According to the CBN publication, non-oil revenue for the first quarter of 2015 accounts for 61.1 per cent of the total federally collected revenues amounting to about N600 billion. This is against N286.24 billion earned from the petroleum sector tax. This role reversal, so to speak, is quite remarkable considering the fact that this feat had not been achieved for quite a long while.

The fall in oil tax as the CBN reported, is attributable to the sharp fall in oil prices which started since the last quarter of 2014. But as taxes from oil faced south, those from value-added tax, customs and excise duties and company income taxes have seen a sharp rise, according to the CBN. This lends credence to the notion that tax agencies have revved up their operations since the oil price crisis started.

Recently, the Federal Inland Revenue Service (FIRS) has noted that of the nearly N5 trillion revenues target for 2016, about N3.8 trillion would be generated from non-oil taxes like VAT and income taxes.

Diligent collection of taxes is indeed a salutary prospect. That collection has increased drastically without increase in taxes is a sign that there had been less than optimum efficiency in previous tax regimes. While the era of Ifueko Omoigui witnessed a new turn in federal tax management and an exponential jump in the country’s tax proceeds, the current feat only signals the fact that there are still so many more taxable persons outside the tax net.

We urge the current FIRS chairman, Mr. Babatunde Fowler, and his team to raise the game drastically by deploying modern technology, sustainable and reward-base strategies to the job. It has been estimated that less than half of taxable persons and firms are actually paying taxes now.

One of the tried and tested methods of ensuring compliance is the tax authority’s capacity to deter tax evaders through detecting and punishing of culprits.
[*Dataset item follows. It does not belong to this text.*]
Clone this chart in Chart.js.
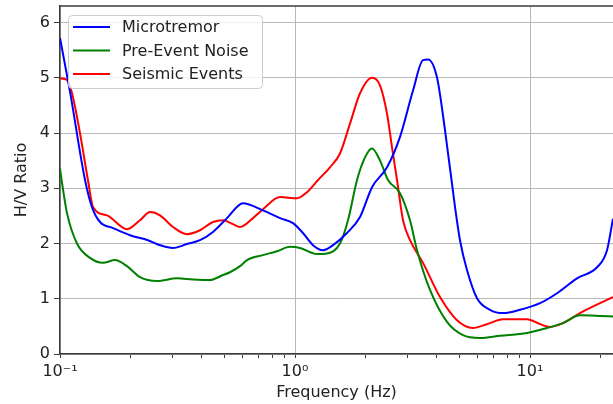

If the citizenry know that the chances of catching and severely punishing tax evaders are high, the tendency to pay willingly would be high. The case of the informal sector requires an especial method and deployment. There may be need to organise them into group as much as possible for ease of compliance and tracking.

As has been suggested by experts, it is unlikely that crude oil prices would return to the old days of boom and bazaar. Therefore, it has become imperative that Nigeria’s taxing regime must be raised to its optimum level in order to earn appropriate revenues there from. Apart from direct and indirect taxes, government must aggressively pursue numerous other revenue streams available to it. Many government agencies and parastatals that are revenue-yielding have not been explored to their maximum capacities for optimum returns.

Above all, agriculture and manufacturing are keys to the sustenance of any modern, developed country. Government must methodically revive the agriculture sector with a strong bias for agro-processing for export. While the majority may cultivate for food, government must intervene in large scale mechanised production of export products through public, private partnerships.

Such important cash crops like cocoa, cotton, cashew nuts, rubber, palm oil, groundnut, shea butter and forest products have either not been exploited or left in limbo over the years.

It is indeed good news that our non-oil revenues collection machineries are being better geared and already yielding positive results. As they say, adversity too has its good ends.